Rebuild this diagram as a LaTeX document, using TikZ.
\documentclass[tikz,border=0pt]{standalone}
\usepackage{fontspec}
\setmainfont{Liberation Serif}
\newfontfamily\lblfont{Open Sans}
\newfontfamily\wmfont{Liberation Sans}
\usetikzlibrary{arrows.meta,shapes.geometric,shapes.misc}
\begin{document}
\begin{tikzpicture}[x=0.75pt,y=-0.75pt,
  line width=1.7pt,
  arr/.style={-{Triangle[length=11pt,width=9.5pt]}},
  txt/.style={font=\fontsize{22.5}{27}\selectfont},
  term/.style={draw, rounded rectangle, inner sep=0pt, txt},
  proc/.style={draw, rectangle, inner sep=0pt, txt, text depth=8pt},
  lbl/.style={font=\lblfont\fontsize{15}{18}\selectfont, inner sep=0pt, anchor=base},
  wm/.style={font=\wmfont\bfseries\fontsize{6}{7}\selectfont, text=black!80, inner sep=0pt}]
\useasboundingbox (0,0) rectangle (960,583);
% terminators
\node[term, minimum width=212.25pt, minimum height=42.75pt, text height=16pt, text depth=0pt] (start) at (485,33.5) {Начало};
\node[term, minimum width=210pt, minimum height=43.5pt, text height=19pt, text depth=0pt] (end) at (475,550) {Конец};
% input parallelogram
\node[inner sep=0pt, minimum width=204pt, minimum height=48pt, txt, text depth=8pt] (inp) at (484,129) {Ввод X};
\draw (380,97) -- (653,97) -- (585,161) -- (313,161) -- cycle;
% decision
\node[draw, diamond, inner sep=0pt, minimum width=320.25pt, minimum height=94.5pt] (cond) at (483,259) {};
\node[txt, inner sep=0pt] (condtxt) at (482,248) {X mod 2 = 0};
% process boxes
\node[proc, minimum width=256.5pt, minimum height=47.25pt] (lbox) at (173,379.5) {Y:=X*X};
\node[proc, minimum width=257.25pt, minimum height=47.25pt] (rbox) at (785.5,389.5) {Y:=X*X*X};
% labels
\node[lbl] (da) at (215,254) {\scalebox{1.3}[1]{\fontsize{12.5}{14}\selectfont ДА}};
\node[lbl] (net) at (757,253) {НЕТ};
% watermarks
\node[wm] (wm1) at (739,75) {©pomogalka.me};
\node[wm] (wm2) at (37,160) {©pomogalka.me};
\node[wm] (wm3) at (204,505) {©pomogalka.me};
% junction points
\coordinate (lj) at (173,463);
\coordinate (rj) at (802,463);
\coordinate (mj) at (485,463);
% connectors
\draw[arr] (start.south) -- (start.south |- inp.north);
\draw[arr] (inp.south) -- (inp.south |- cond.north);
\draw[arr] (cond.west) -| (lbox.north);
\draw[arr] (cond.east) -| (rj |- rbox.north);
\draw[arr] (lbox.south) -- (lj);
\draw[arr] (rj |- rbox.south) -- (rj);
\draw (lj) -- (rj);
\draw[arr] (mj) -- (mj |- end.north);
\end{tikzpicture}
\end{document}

SET EXERCISE
Your task is to quote all of the data word for word.

CORRECT RESPONSE
Rebuild this diagram as a LaTeX document, using TikZ.
\documentclass[tikz,border=0pt]{standalone}
\usepackage{fontspec}
\setmainfont{Liberation Serif}
\newfontfamily\lblfont{Open Sans}
\newfontfamily\wmfont{Liberation Sans}
\usetikzlibrary{arrows.meta,shapes.geometric,shapes.misc}
\begin{document}
\begin{tikzpicture}[x=0.75pt,y=-0.75pt,
  line width=1.7pt,
  arr/.style={-{Triangle[length=11pt,width=9.5pt]}},
  txt/.style={font=\fontsize{22.5}{27}\selectfont},
  term/.style={draw, rounded rectangle, inner sep=0pt, txt},
  proc/.style={draw, rectangle, inner sep=0pt, txt, text depth=8pt},
  lbl/.style={font=\lblfont\fontsize{15}{18}\selectfont, inner sep=0pt, anchor=base},
  wm/.style={font=\wmfont\bfseries\fontsize{6}{7}\selectfont, text=black!80, inner sep=0pt}]
\useasboundingbox (0,0) rectangle (960,583);
% terminators
\node[term, minimum width=212.25pt, minimum height=42.75pt, text height=16pt, text depth=0pt] (start) at (485,33.5) {Начало};
\node[term, minimum width=210pt, minimum height=43.5pt, text height=19pt, text depth=0pt] (end) at (475,550) {Конец};
% input parallelogram
\node[inner sep=0pt, minimum width=204pt, minimum height=48pt, txt, text depth=8pt] (inp) at (484,129) {Ввод X};
\draw (380,97) -- (653,97) -- (585,161) -- (313,161) -- cycle;
% decision
\node[draw, diamond, inner sep=0pt, minimum width=320.25pt, minimum height=94.5pt] (cond) at (483,259) {};
\node[txt, inner sep=0pt] (condtxt) at (482,248) {X mod 2 = 0};
% process boxes
\node[proc, minimum width=256.5pt, minimum height=47.25pt] (lbox) at (173,379.5) {Y:=X*X};
\node[proc, minimum width=257.25pt, minimum height=47.25pt] (rbox) at (785.5,389.5) {Y:=X*X*X};
% labels
\node[lbl] (da) at (215,254) {\scalebox{1.3}[1]{\fontsize{12.5}{14}\selectfont ДА}};
\node[lbl] (net) at (757,253) {НЕТ};
% watermarks
\node[wm] (wm1) at (739,75) {©pomogalka.me};
\node[wm] (wm2) at (37,160) {©pomogalka.me};
\node[wm] (wm3) at (204,505) {©pomogalka.me};
% junction points
\coordinate (lj) at (173,463);
\coordinate (rj) at (802,463);
\coordinate (mj) at (485,463);
% connectors
\draw[arr] (start.south) -- (start.south |- inp.north);
\draw[arr] (inp.south) -- (inp.south |- cond.north);
\draw[arr] (cond.west) -| (lbox.north);
\draw[arr] (cond.east) -| (rj |- rbox.north);
\draw[arr] (lbox.south) -- (lj);
\draw[arr] (rj |- rbox.south) -- (rj);
\draw (lj) -- (rj);
\draw[arr] (mj) -- (mj |- end.north);
\end{tikzpicture}
\end{document}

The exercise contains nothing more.